KatieJane Garside has been a cult fixture of the alt-rock scene for over thirty years now. Familiar to most through her work with Daisy Chainsaw and Queenadreena, she now returns with her latest project, Liar, Flower alongside collaborator guitarist Chris Whittingham.

The pair have, of course, have collaborated before, producing four albums under the moniker Ruby Throat. However, where those albums went down a more folky path, this latest work sees Garside return to her more hard-edged roots. Or it may be fairer to say this project provides a bridge between these two forms falling somewhere in between the neo-folk of Ruby Throat and the art-rock of Queenadreena.

The album oscillates between these two poles throughout, kicking off with the gentle autoharp driven folk of I am Sundress (She of Infinite Flowers) complete with Garside’s whispered, almost childlike, vocals, before launching into the all-out guitar attack of My Brain Is Lit Like An Airport. This time around, Garside’s vocals are transformed into full-blown grungy caterwauling.
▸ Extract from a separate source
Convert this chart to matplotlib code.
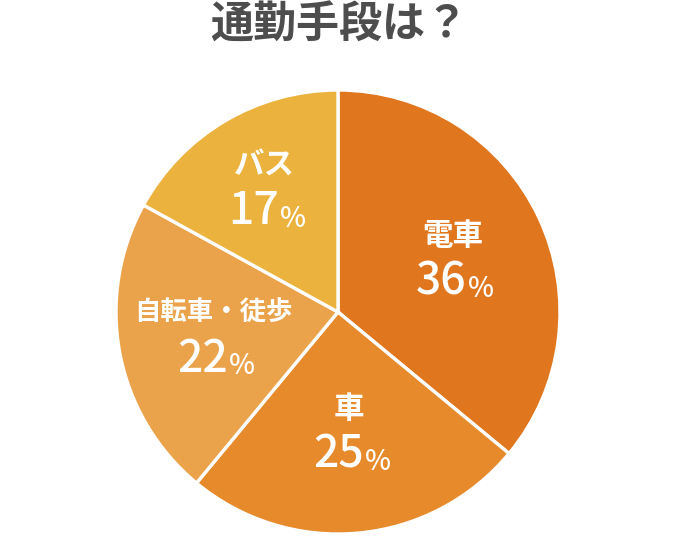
import numpy as np
import matplotlib.pyplot as plt

plt.rcParams['font.family'] = ['Noto Sans CJK JP', 'DejaVu Sans']

# data
labels = ['電車', '車', '自転車・徒歩', 'バス']
shares = [36, 25, 22, 17]
colors = ['#E0761E', '#E68A2B', '#EAA34A', '#EBB23D']
title = '通勤手段は？'

# label look
name_sizes = [22, 22, 19, 22]
label_r = [0.57, 0.54, 0.57, 0.65]

fig = plt.figure(figsize=(6.77, 5.39), dpi=100)
ax = fig.add_axes([(338 - 222) / 677, (539 - 312 - 222) / 539, 444 / 677, 444 / 539])

wedges, _ = ax.pie(shares, colors=colors, startangle=90, counterclock=False,
                   radius=1, wedgeprops=dict(edgecolor='white', linewidth=2.4))
ax.set_xlim(-1, 1)
ax.set_ylim(-1, 1)
ax.set_aspect('equal')
ax.axis('off')

for w, name, val, fs, r in zip(wedges, labels, shares, name_sizes, label_r):
    mid = np.deg2rad((w.theta1 + w.theta2) / 2)
    x, y = r * np.cos(mid), r * np.sin(mid)
    ax.annotate(name, (x, y), xytext=(0, 16), textcoords='offset points',
                ha='center', va='center', color='white', fontsize=fs, fontweight='bold')
    num = ax.annotate(str(val), (x, y), xytext=(-8, -17), textcoords='offset points',
                      ha='center', va='center', color='white', fontsize=32,
                      fontweight='medium')
    ax.annotate('%', xy=(1, 0), xycoords=num, xytext=(1, 1), textcoords='offset points',
                ha='left', va='bottom', color='white', fontsize=20, fontweight='medium')

fig.text(339 / 677, 1 - 25 / 539, title, ha='center', va='center',
         fontsize=31, fontweight='bold', color='#4D4D4D')

fig.savefig('out.png', dpi=100)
This latter track is one of many to feature some mystifyingly surreal lyrics. Such as the chorus, which goes, “My brain is lit like an airport, so the angels will find me.” Not that the weirdness is strictly kept to the lyrics. No, there are plenty of musically oddball moments too, like on Broken Light, a beautifully mellifluous track that ends with what sounds like a harp being murdered. Or even more curiously, the punky Even Through The Darkest Clouds which has a mobile phone alarm go off in the outro as if the pair needed to be reminded when the track ends.

Not that any of these oddities necessarily harm the album. The opposite is true, as it only adds to the wonderfully off-kilter atmosphere the record builds throughout both in its quietest and loudest moments.

Perhaps the weirdest track of all (and one of the highlights) is Little Brown Shoes. Whittingham’s offbeat guitar work makes it sound like the soundtrack to a demented funhouse. Garside’s yelps and howls only add to its distinctly sinister atmosphere.

Not every track proves to be as captivatingly eccentric as this, but there is precious little in the way of weak links throughout the twelve tracks. If there is any real criticism to be made, it is some of the aforementioned rockier tracks suffer a little from overfamiliarity. They will certainly hold no surprises for Queenadreena fans and could have been released anytime between the late 90s and now.

Few LPs would try squeeze in sounds as varied as art-rock, folk, psych-folk, Riot Grrrl, and even a smattering of electronica. Fewer still, that could do so successfully and cohesively. But that is precisely what Liar, Flower have done on Geiger Counter.